An Expanded Take on Monetary Policy
“The President is leaning on the Fed to support demand,” observed Stephanie Kelton. “My position is that the central bank is a weak influence.” Kelton is a leading proponent of Modern Monetary Theory (MMT) and a professor of public policy and economics at Stony Brook University. In 2015, she was chief economist on the U.S. Senate Budget Committee (Democratic staff).
By and large, the Fed, noted Kelton, focuses on one price—the overnight interest rate. Consider, though, she said, a very different policy lever—“the return of fiscal policy via Modern Monetary Theory.” MMT represents a “paradigm shift,” a “Copernican moment,” she insisted. It views the government‘s balance sheet in strikingly broader terms. When spending exceeds revenue, the government’s deficit gets credited as a surplus in the economy. Deep sixing the specter of deficit guilt frees up government to stimulate the economy and fuel social programs.
“The government’s budget is nothing like a household’s,” she advised. “It can’t go broke because it is the monopoly issuer of money and spending.” It doesn’t need to tax or borrow to spend, she said. “Taxes are for subtraction; deficits are deposits.” Kelton’s model includes tactics to deal with an overheating economy: “Inflation signals that there is too much money in the economy,” she observed. The government can tamp down the process by raising taxes and issuing bonds.
Ultimately, Kelton observed, the national debt is not a thing to worry about: “We can change the national debt clock to the U.S. dollar savings clock.”
The conference began with a presentation on the future of work in our digital economy by MIT Sloan School Research Affiliate Irving Wladawsky-Berger. Three pillars of that economy, he noted, are the internet of things, blockchain technologies, and artificial intelligence/big data. Wladawsky-Berger explored critical questions: Will there be enough work in the future? How will human beings and machines coevolve? What will education contribute to the equation? Moving forward, governments must make job creation a priority, he said. In embracing advanced technologies, companies must carefully manage workforce transitions. Fast-changing labor markets, he added, will call for safety nets and innovative social programs.

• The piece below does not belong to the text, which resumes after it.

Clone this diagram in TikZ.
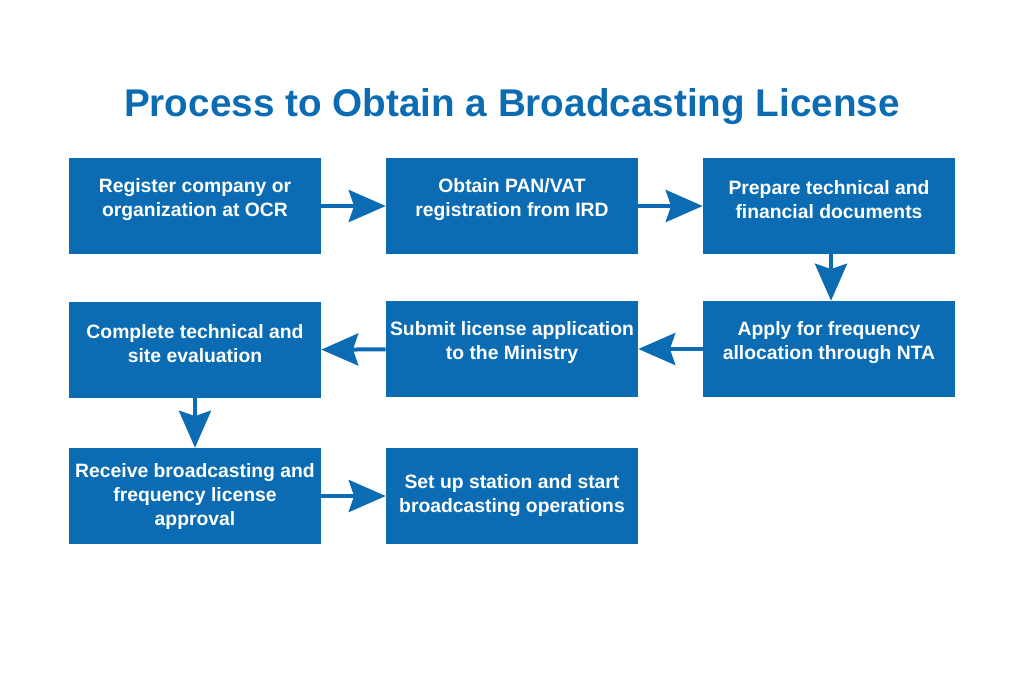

Following Wladawsky-Berger, Mihir Desai, a professor of finance at the Harvard Business School, explored bridges between finance and the humanities. The latter, he emphasized, can cast new light on financial principals and behavior. And finance, he added, can offer “surprising insights on common aspects of our shared humanity.” Desai illustrated those synergies through examples that shed light on risk and insurance, value creation, corporate governance, leverage, bankruptcy, and other financial concepts. The wiles and unintended consequences of Mel Brooks’s The Producers offer lessons on corporate governance, he noted. Van Eyck’s Arnolfini Portrait, which depicts a prosperous husband and his pregnant wife, illustrates the merger of families, and by extension, business mergers. “The gulf between finance and the humanities is a real loss,” Desai concluded. Finance benefits from much-need humanization. And from finance, the humanities gain a “noble” set of ideas.